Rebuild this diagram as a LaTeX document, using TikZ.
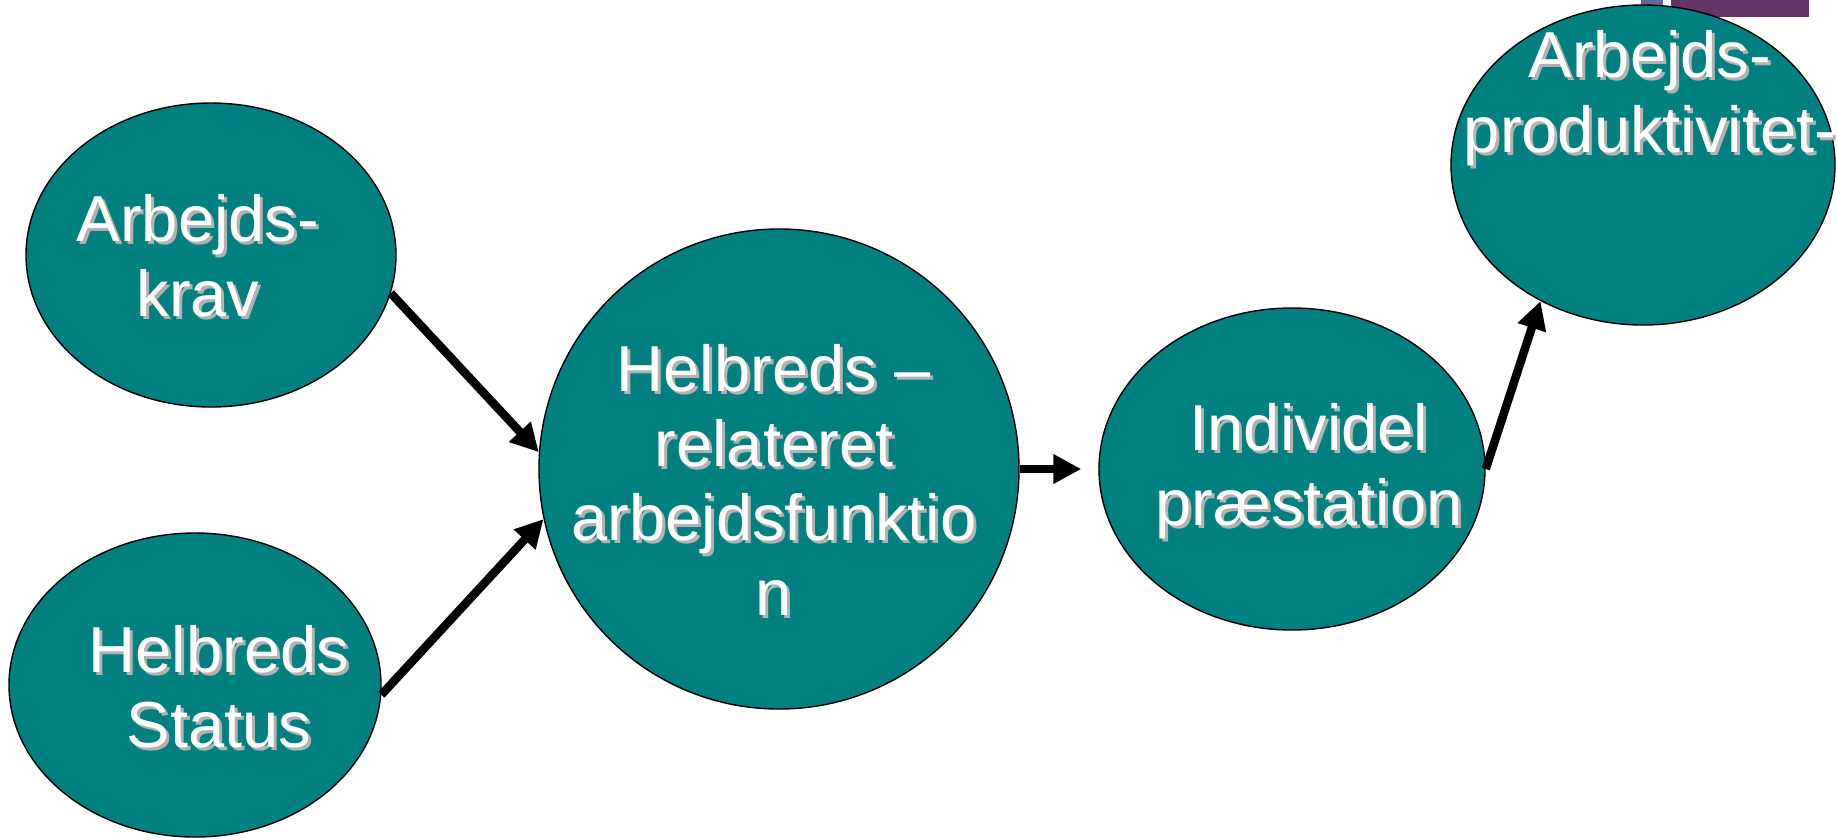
...
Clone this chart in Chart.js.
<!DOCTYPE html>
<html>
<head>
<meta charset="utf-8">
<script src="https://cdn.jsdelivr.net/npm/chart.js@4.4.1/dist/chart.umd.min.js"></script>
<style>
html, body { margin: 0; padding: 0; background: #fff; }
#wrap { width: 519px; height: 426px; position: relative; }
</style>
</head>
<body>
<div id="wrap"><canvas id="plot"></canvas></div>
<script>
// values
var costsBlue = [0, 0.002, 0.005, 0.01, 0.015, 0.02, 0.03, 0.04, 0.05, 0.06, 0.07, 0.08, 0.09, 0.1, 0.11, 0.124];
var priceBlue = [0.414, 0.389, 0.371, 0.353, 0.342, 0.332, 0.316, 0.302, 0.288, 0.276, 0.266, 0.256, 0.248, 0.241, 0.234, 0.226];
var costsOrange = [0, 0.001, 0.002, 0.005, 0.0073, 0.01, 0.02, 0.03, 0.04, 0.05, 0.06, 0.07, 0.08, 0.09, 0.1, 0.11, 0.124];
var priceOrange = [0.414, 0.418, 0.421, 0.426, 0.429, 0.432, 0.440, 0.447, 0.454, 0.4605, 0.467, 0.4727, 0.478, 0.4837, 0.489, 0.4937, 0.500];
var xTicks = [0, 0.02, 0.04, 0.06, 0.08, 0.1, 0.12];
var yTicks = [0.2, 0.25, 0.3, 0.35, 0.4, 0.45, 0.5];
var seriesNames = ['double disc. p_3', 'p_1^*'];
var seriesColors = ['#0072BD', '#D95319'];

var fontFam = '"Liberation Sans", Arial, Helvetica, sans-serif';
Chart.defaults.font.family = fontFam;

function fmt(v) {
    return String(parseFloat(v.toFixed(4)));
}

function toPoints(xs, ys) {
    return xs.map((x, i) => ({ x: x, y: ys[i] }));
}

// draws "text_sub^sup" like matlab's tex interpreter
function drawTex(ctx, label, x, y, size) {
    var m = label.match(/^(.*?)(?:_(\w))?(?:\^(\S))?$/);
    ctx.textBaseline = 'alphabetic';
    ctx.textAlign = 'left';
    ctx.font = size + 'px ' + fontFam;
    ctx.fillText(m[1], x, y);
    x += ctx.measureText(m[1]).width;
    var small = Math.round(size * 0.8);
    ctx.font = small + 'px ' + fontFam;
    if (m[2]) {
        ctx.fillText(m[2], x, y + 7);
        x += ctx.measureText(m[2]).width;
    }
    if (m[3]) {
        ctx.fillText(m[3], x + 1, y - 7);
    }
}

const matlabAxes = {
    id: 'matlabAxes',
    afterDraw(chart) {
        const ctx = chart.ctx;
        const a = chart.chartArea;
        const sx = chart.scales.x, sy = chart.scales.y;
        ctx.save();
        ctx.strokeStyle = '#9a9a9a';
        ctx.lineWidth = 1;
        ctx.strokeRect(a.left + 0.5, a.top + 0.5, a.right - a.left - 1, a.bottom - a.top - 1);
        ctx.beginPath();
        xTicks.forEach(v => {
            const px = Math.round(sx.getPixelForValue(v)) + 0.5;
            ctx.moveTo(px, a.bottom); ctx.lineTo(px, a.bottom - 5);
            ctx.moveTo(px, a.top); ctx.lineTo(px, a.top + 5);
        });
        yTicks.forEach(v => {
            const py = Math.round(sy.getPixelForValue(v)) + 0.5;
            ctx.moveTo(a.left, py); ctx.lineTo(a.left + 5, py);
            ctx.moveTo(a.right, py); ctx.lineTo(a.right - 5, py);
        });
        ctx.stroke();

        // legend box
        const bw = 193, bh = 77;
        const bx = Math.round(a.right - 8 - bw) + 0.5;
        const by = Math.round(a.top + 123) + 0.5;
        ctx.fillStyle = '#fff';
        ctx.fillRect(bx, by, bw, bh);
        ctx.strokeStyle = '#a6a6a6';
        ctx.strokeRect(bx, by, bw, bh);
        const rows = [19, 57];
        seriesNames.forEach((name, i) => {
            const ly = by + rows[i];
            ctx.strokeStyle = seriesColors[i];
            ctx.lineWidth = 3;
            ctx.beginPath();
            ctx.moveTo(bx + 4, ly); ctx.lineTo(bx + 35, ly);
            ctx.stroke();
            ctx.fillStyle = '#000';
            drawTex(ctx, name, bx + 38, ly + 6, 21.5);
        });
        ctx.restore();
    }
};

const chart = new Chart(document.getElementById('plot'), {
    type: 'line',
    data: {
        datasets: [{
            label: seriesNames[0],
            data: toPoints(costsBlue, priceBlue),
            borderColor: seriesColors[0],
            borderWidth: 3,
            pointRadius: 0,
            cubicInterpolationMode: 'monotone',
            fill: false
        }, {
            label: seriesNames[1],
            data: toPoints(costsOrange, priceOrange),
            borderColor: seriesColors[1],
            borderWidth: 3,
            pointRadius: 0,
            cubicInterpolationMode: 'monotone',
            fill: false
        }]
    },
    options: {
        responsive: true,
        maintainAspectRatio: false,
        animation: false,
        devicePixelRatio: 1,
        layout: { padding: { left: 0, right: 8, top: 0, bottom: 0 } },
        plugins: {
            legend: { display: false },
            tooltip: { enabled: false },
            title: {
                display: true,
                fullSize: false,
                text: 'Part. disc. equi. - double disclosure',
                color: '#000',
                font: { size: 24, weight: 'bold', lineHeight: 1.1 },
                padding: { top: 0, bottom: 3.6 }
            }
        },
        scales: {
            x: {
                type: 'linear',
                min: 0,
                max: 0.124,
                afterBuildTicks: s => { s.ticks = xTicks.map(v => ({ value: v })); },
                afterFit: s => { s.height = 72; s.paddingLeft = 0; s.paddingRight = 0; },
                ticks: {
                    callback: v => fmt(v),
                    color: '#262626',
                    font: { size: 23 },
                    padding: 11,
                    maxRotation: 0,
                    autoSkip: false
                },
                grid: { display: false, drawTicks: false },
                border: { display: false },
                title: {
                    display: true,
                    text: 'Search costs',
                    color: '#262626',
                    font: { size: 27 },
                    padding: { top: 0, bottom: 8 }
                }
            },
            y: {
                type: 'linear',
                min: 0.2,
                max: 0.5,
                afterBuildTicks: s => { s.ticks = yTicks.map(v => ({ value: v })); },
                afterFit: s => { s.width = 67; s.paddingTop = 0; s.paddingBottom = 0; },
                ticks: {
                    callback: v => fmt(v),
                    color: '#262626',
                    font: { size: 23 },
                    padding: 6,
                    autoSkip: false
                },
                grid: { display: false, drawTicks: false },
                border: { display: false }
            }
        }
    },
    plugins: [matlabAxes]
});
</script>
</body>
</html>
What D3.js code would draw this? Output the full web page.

▶ **Given instruction**: Above are the records. Print exactly, and only, the lines from the line with "Clone this chart in Chart.js." to the line with "var seriesColors = ['#0072BD', '#D95319'];", both inclusive.

▶ **Output below**:
Clone this chart in Chart.js.
<!DOCTYPE html>
<html>
<head>
<meta charset="utf-8">
<script src="https://cdn.jsdelivr.net/npm/chart.js@4.4.1/dist/chart.umd.min.js"></script>
<style>
html, body { margin: 0; padding: 0; background: #fff; }
#wrap { width: 519px; height: 426px; position: relative; }
</style>
</head>
<body>
<div id="wrap"><canvas id="plot"></canvas></div>
<script>
// values
var costsBlue = [0, 0.002, 0.005, 0.01, 0.015, 0.02, 0.03, 0.04, 0.05, 0.06, 0.07, 0.08, 0.09, 0.1, 0.11, 0.124];
var priceBlue = [0.414, 0.389, 0.371, 0.353, 0.342, 0.332, 0.316, 0.302, 0.288, 0.276, 0.266, 0.256, 0.248, 0.241, 0.234, 0.226];
var costsOrange = [0, 0.001, 0.002, 0.005, 0.0073, 0.01, 0.02, 0.03, 0.04, 0.05, 0.06, 0.07, 0.08, 0.09, 0.1, 0.11, 0.124];
var priceOrange = [0.414, 0.418, 0.421, 0.426, 0.429, 0.432, 0.440, 0.447, 0.454, 0.4605, 0.467, 0.4727, 0.478, 0.4837, 0.489, 0.4937, 0.500];
var xTicks = [0, 0.02, 0.04, 0.06, 0.08, 0.1, 0.12];
var yTicks = [0.2, 0.25, 0.3, 0.35, 0.4, 0.45, 0.5];
var seriesNames = ['double disc. p_3', 'p_1^*'];
var seriesColors = ['#0072BD', '#D95319'];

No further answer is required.